CELEX: 62010TN0389
Language: en
Date: 2010-09-13 00:00:00
Title: Case T-389/10: Action brought on 13 September 2010 — SLM v Commission

6.11.2010   
            
            
               EN
            
            
               Official Journal of the European Union
            
            
               C 301/46
            
         Action brought on 13 September 2010 — SLM v Commission
   (Case T-389/10)
   ()
   2010/C 301/74
   Language of the case: Italian
   
      Parties
   
   
      Applicant: Siderurgica Latina Martin SpA (SLM) (Ceprano, Italy) (represented by: G. Belotti, lawyer, and F. Covone, lawyer)
   
      Defendant: European Commission
   
      Form of order sought
   
   The applicant claims that the General Court should:
   
               —
            
            
               annul Commission Decision C(2010) 4387 final, adopted on 30 June 2010 in Case COMP.38.344 — Pre-stressing steel;
            
         
               —
            
            
               in the alternative, reduce the fine imposed.
            
         
      Pleas in law and main arguments
   
   The decision contested in the present proceedings is the same as that contested in Case T-385/10 Arcelormittal Wire France and Others v Commission.
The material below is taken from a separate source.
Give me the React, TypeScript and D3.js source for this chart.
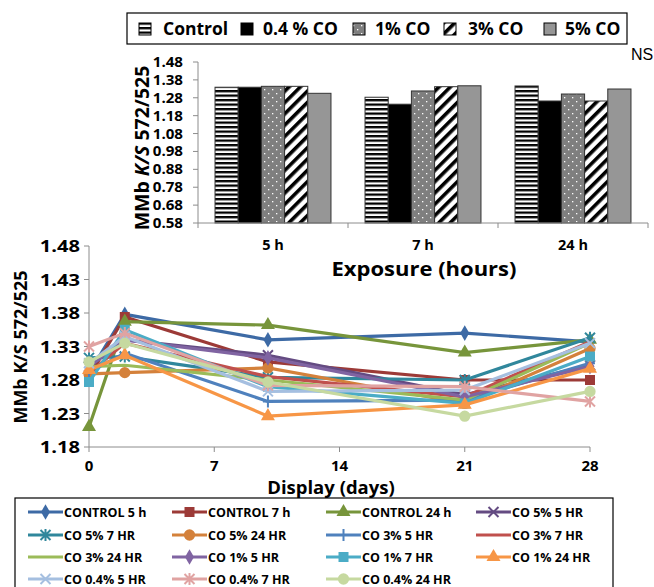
import React from 'react';
import * as d3 from 'd3';

// top chart: bar values per exposure time
const barCategories = ['5 h', '7 h', '24 h'];
const barSeriesNames = ['Control', '0.4 % CO', '1% CO', '3% CO', '5% CO'];
const barControl = [1.339, 1.283, 1.346];
const barCO04 = [1.339, 1.244, 1.262];
const barCO1 = [1.344, 1.318, 1.301];
const barCO3 = [1.344, 1.342, 1.262];
const barCO5 = [1.305, 1.347, 1.329];
const barTicks = [0.58, 0.68, 0.78, 0.88, 0.98, 1.08, 1.18, 1.28, 1.38, 1.48];

// bottom chart: display days
const days = [0, 2, 10, 21, 28];
const dayTicks = [0, 7, 14, 21, 28];
const lineTicks = [1.18, 1.23, 1.28, 1.33, 1.38, 1.43, 1.48];
const lineNames = [
  'CONTROL 5 h', 'CONTROL 7 h', 'CONTROL 24 h', 'CO 5% 5 HR',
  'CO 5% 7 HR', 'CO 5% 24 HR', 'CO 3% 5 HR', 'CO 3% 7 HR',
  'CO 3% 24 HR', 'CO 1% 5 HR', 'CO 1%  7 HR', 'CO 1% 24 HR',
  'CO 0.4% 5 HR', 'CO 0.4% 7 HR', 'CO 0.4% 24 HR',
];
const control5h = [1.29, 1.378, 1.34, 1.35, 1.337];
const control7h = [1.285, 1.374, 1.307, 1.28, 1.28];
const control24h = [1.21, 1.367, 1.362, 1.321, 1.34];
const co5_5h = [1.3, 1.34, 1.317, 1.258, 1.302];
const co5_7h = [1.313, 1.315, 1.284, 1.28, 1.343];
const co5_24h = [1.289, 1.291, 1.298, 1.245, 1.327];
const co3_5h = [1.292, 1.32, 1.248, 1.25, 1.305];
const co3_7h = [1.29, 1.335, 1.285, 1.255, 1.337];
const co3_24h = [1.3, 1.302, 1.28, 1.25, 1.335];
const co1_5h = [1.3, 1.34, 1.313, 1.255, 1.3];
const co1_7h = [1.277, 1.355, 1.27, 1.245, 1.315];
const co1_24h = [1.295, 1.317, 1.226, 1.243, 1.297];
const co04_5h = [1.305, 1.345, 1.263, 1.265, 1.335];
const co04_7h = [1.33, 1.35, 1.272, 1.27, 1.248];
const co04_24h = [1.307, 1.335, 1.277, 1.226, 1.263];

const lineValues = [control5h, control7h, control24h, co5_5h, co5_7h, co5_24h,
  co3_5h, co3_7h, co3_24h, co1_5h, co1_7h, co1_24h, co04_5h, co04_7h, co04_24h];
const lineColors = ['#3d6aa5', '#9c3a37', '#77953b', '#644b82', '#30879c', '#d4813b',
  '#4f81bd', '#c0504d', '#9bbb59', '#8064a2', '#4bacc6', '#f79646',
  '#a5bfe0', '#e0a3a2', '#c6d9a0'];
const lineMarkers = ['diamond', 'square', 'triangle', 'x', 'star', 'circle',
  'plus', 'none', 'none', 'diamond', 'square', 'triangle', 'x', 'star', 'circle'];

const font = '"Open Sans", Lato, sans-serif';
const axisGray = '#8c8c8c';

function Marker({ type, x, y, color }: { type: string; x: number; y: number; color: string }) {
  const t = `translate(${x},${y})`;
  if (type === 'none') return null;
  if (type === 'x') return <path transform={t} d="M-5,-5L5,5M-5,5L5,-5" stroke={color} strokeWidth={2} />;
  if (type === 'star') return <path transform={t} d="M-5,-5L5,5M-5,5L5,-5M0,-6L0,6" stroke={color} strokeWidth={2} />;
  if (type === 'plus') return <path transform={t} d="M-5,0L5,0M0,-6L0,6" stroke={color} strokeWidth={2} />;
  const sym = type === 'diamond' ? d3.symbolDiamond : type === 'square' ? d3.symbolSquare
    : type === 'triangle' ? d3.symbolTriangle : d3.symbolCircle;
  const size = type === 'diamond' ? 70 : type === 'square' ? 100 : type === 'triangle' ? 85 : 100;
  return <path transform={t} d={d3.symbol(sym, size)() || ''} fill={color} />;
}

export default function App() {
  // bar chart scales
  const bx = d3.scaleBand<string>().domain(barCategories).range([198, 648])
    .paddingInner(0.227).paddingOuter(0.1135);
  const bInner = d3.scaleBand<string>().domain(barSeriesNames).range([0, bx.bandwidth()]);
  const by = d3.scaleLinear().domain([0.58, 1.48]).range([223, 62]);
  const barValues = [barControl, barCO04, barCO1, barCO3, barCO5];
  const barFills = ['url(#hstripe)', '#000', 'url(#dots)', 'url(#diag)', '#969696'];

  // line chart scales
  const lx = d3.scaleLinear().domain([0, 28]).range([89, 590]);
  const ly = d3.scaleLinear().domain([1.18, 1.48]).range([447, 246]);
  const line = d3.line<number>().x((_, i) => lx(days[i])).y(d => ly(d));

  const legendXs = [28, 172, 326, 476];
  const legendYs = [512, 535, 557, 579];

  return (
    <svg width={654} height={587} style={{ position: 'absolute', left: 0, top: 0, background: '#fff' }}
      fontFamily={font}>
      <defs>
        <pattern id="hstripe" width={6} height={4.5} patternUnits="userSpaceOnUse">
          <rect width={6} height={4.5} fill="#fff" />
          <rect width={6} height={2.3} fill="#000" />
        </pattern>
        <pattern id="dots" width={8} height={8} patternUnits="userSpaceOnUse">
          <rect width={8} height={8} fill="#7f7f7f" />
          <rect x={1} y={1} width={1.3} height={1.3} fill="#fff" />
          <rect x={5} y={5} width={1.3} height={1.3} fill="#fff" />
        </pattern>
        <pattern id="diag" width={8} height={8} patternUnits="userSpaceOnUse" patternTransform="rotate(45)">
          <rect width={8} height={8} fill="#fff" />
          <rect width={3.6} height={8} fill="#000" />
        </pattern>
      </defs>

      {/* top legend */}
      <rect x={127} y={13} width={500} height={31} fill="#fff" stroke="#000" strokeWidth={1.2} />
      {barSeriesNames.map((name, i) => {
        const xs = [145, 247, 359, 450, 550];
        const tx = [163, 263, 375, 468, 565];
        return (
          <g key={name}>
            <rect x={xs[i] - 6} y={23} width={12} height={12} fill={barFills[i]} stroke="#000" strokeWidth={1} />
            <text x={tx[i]} y={35} fontSize={17.5} fontWeight="bold">{name}</text>
          </g>
        );
      })}
      <text x={631} y={60} fontSize={16} fontFamily="'Liberation Sans', sans-serif">NS</text>

      {/* bar chart axes */}
      <line x1={198} x2={198} y1={62} y2={223} stroke={axisGray} />
      {barTicks.map(t => (
        <g key={t}>
          <line x1={193} x2={198} y1={by(t)} y2={by(t)} stroke={axisGray} />
          <text transform={`translate(183,${by(t) + 5}) scale(1.12,1)`} fontSize={13.5} fontWeight="bold" textAnchor="end">{t.toFixed(2)}</text>
        </g>
      ))}
      <text transform="translate(149,148) rotate(-90)" fontSize={19.5} fontWeight="bold" textAnchor="middle">
        MMb <tspan fontStyle="italic">K/S</tspan> 572/525
      </text>

      {/* bars */}
      {barCategories.map((c, ci) => (
        <g key={c} transform={`translate(${bx(c)},0)`}>
          {barSeriesNames.map((s, si) => (
            <rect key={s} x={bInner(s)} y={by(barValues[si][ci])} width={bInner.bandwidth()}
              height={by(0.58) - by(barValues[si][ci])} fill={barFills[si]} stroke="#333" strokeWidth={1} />
          ))}
        </g>
      ))}
      <line x1={198} x2={648} y1={223} y2={223} stroke={axisGray} />
      {[0, 1, 2, 3].map(i => {
        const x = 198 + i * bx.step();
        return <line key={i} x1={x} x2={x} y1={223} y2={228} stroke={axisGray} />;
      })}
      {barCategories.map(c => (
        <text key={c} x={(bx(c) || 0) + bx.bandwidth() / 2} y={250} fontSize={14.5} fontWeight="bold" textAnchor="middle">{c}</text>
      ))}
      <text transform="translate(424,276) scale(1.1,1)" fontSize={20} fontWeight="bold" textAnchor="middle">Exposure  (hours)</text>

      {/* line chart axes */}
      <line x1={89} x2={89} y1={246} y2={447} stroke={axisGray} />
      {lineTicks.map(t => (
        <g key={t}>
          <line x1={84} x2={89} y1={ly(t)} y2={ly(t)} stroke={axisGray} />
          <text transform={`translate(80,${ly(t) + 6}) scale(1.22,1)`} fontSize={16.5} fontWeight="bold" textAnchor="end">{t.toFixed(2)}</text>
        </g>
      ))}
      <line x1={89} x2={590} y1={447} y2={447} stroke={axisGray} />
      {dayTicks.map(t => (
        <g key={t}>
          <line x1={lx(t)} x2={lx(t)} y1={447} y2={452} stroke={axisGray} />
          <text x={lx(t)} y={471} fontSize={15} fontWeight="bold" textAnchor="middle">{t}</text>
        </g>
      ))}
      <text x={331} y={494} fontSize={18.5} fontWeight="bold" textAnchor="middle">Display (days)</text>
      <text transform="translate(27,347) rotate(-90)" fontSize={18} fontWeight="bold" textAnchor="middle">
        MMb K/S  572/525
      </text>

      {/* lines */}
      {lineValues.map((vals, i) => (
        <g key={lineNames[i]}>
          <path d={line(vals) || ''} fill="none" stroke={lineColors[i]} strokeWidth={3.2} />
          {vals.map((v, j) => (
            <Marker key={j} type={lineMarkers[i]} x={lx(days[j])} y={ly(v)} color={lineColors[i]} />
          ))}
        </g>
      ))}

      {/* bottom legend */}
      <rect x={15} y={498} width={598} height={95} fill="#fff" stroke="#000" strokeWidth={1.2} />
      {lineNames.map((name, i) => {
        const x = legendXs[i % 4];
        const y = legendYs[Math.floor(i / 4)];
        return (
          <g key={name}>
            <line x1={x} x2={x + 35} y1={y} y2={y} stroke={lineColors[i]} strokeWidth={3} />
            <Marker type={lineMarkers[i]} x={x + 17.5} y={y} color={lineColors[i]} />
            <text x={x + 36} y={y + 4.5} fontSize={12.5} fontWeight="bold">{name}</text>
          </g>
        );
      })}
    </svg>
  );
}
   The applicant company submits:
   
                
            
            
               In support of its claim that the decision should be annulled: the unusual and unjustifiable length of the administrative procedure, which seriously compromised the applicant’s exercise of the rights of defence, especially in relation to the facts of the two-year period from 1997 to 1999, that is to say, facts pre-dating by 10 years the statement of objections of September 2008.
            
         
                
            
            
               In support of its claim that the fine should be reduced:
               
                            
                        
                        
                           Failure to state adequate reasons for the quantification of the penalty, in so far as it remains unclear on the basis of which calculation and which turnover the Commission penalised the applicant.
                        
                     
                            
                        
                        
                           Breach of the upper limit of 10 % of turnover.
                        
                     
                            
                        
                        
                           Failure to state adequate reasons for the increases applied.
                        
                     
                            
                        
                        
                           Misapplication of the 2006 Guidelines on the setting of fines, and also the 1998 Guidelines, in force not only at the material time, but also during the first four years of the procedure.
                        
                     
                            
                        
                        
                           Erroneous assessment of the duration of the applicant’s participation in the cartel, not based on objective findings.
                        
                     
                            
                        
                        
                           Failure on a number of occasions to take account of mitigating circumstances: the demonstrably secondary role played by the applicant in the events at issue; the applicant’s limited market share; and the ineffectiveness of the cartel.
                        
                     
                            
                        
                        
                           The Commission is now time-barred, since no measure was adopted to stop time from running during the five-year period following the surprise inspection.